Wednesday, June 20, 2012

Thaksin seeks partnership in Myanmar

Former Thai Prime Minister Thaksin Shinawatra
speaks in Tokyo on Friday.
Visiting former Thai Prime Minister Thaksin Shinawatra stressed the necessity of a partnership between Japan and Thailand on the development of a special economic zone in Myanmar, an impoverished Southeast Asian country now on the road to democracy.

Thaksin said during an exclusive interview with The Yomiuri Shimbun on Friday that Myanmar, Thailand's neighbor, has granted Thai companies concessions to develop a special economic zone in Dawei in the southern part of the country.

Economic development of Dawei will be "an important strategy for both Japan and Thailand," Thaksin said.
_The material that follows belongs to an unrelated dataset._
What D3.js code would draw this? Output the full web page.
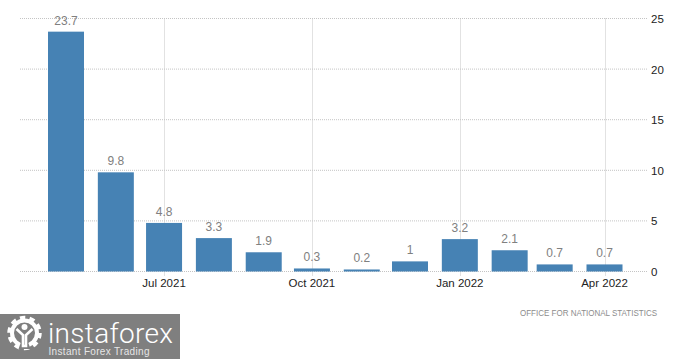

For instance, if a pipeline connects Dawei with an industrial port area in central Thailand, transportation costs of natural gas and Middle East crude oil could be drastically reduced, according to Thaksin.

Thaksin arrived in Japan on Friday and attended an inauguration ceremony for the Japan-Thailand Economic Partnership Promotion Organization in Tokyo. During his nine-day visit to Japan, he hopes to strengthen ties with the nation's political and business sectors.

Also, he apparently aims to add some momentum to the development of agricultural regions in Thailand, which form his support base, by boosting Thai and Southeast Asian economies through Japanese investment.

Though he became Thai prime minister in 2001, Thaksin was ousted from power in a 2006 military coup. In 2008, he was given a two-year prison term without a stay of execution for corruption. To avoid prison, Thaksin has been forced to live in de facto exile mainly in Dubai in the United Arab Emirates.

However, the Pheu Thai (For Thais) Party, which is virtually controlled by Thaksin, won the general election in July last year and his sister Yingluck Shinawatra became prime minister. This has attracted political speculation over whether Thaksin could return home with amnesty.

Asked when he thinks he could go back to Thailand, Thaksin replied, "We have to wait until reconciliation [with anti-Thaksin groups] is really happening."

Thaksin meant he would wait and watch parliament deliberations on a national reconciliation bill to grant amnesty to all parties, including himself, involved in political violence and wrongdoing from the end of 2005 through mid-2010, a period when Thailand was mired in turmoil and street protests.

Although he was criticized for being too authoritarian and plutocratic during his term, Thaksin said he does not regret anything. "If I were prime minister again, I'd do the same thing," Thaksin said.

Dismissing anti-Thaksin sentiment among those in the top military brass and royalist camps who say the former prime minister was not loyal to the Thai monarchy, he said, "They are paranoid of my strong popularity."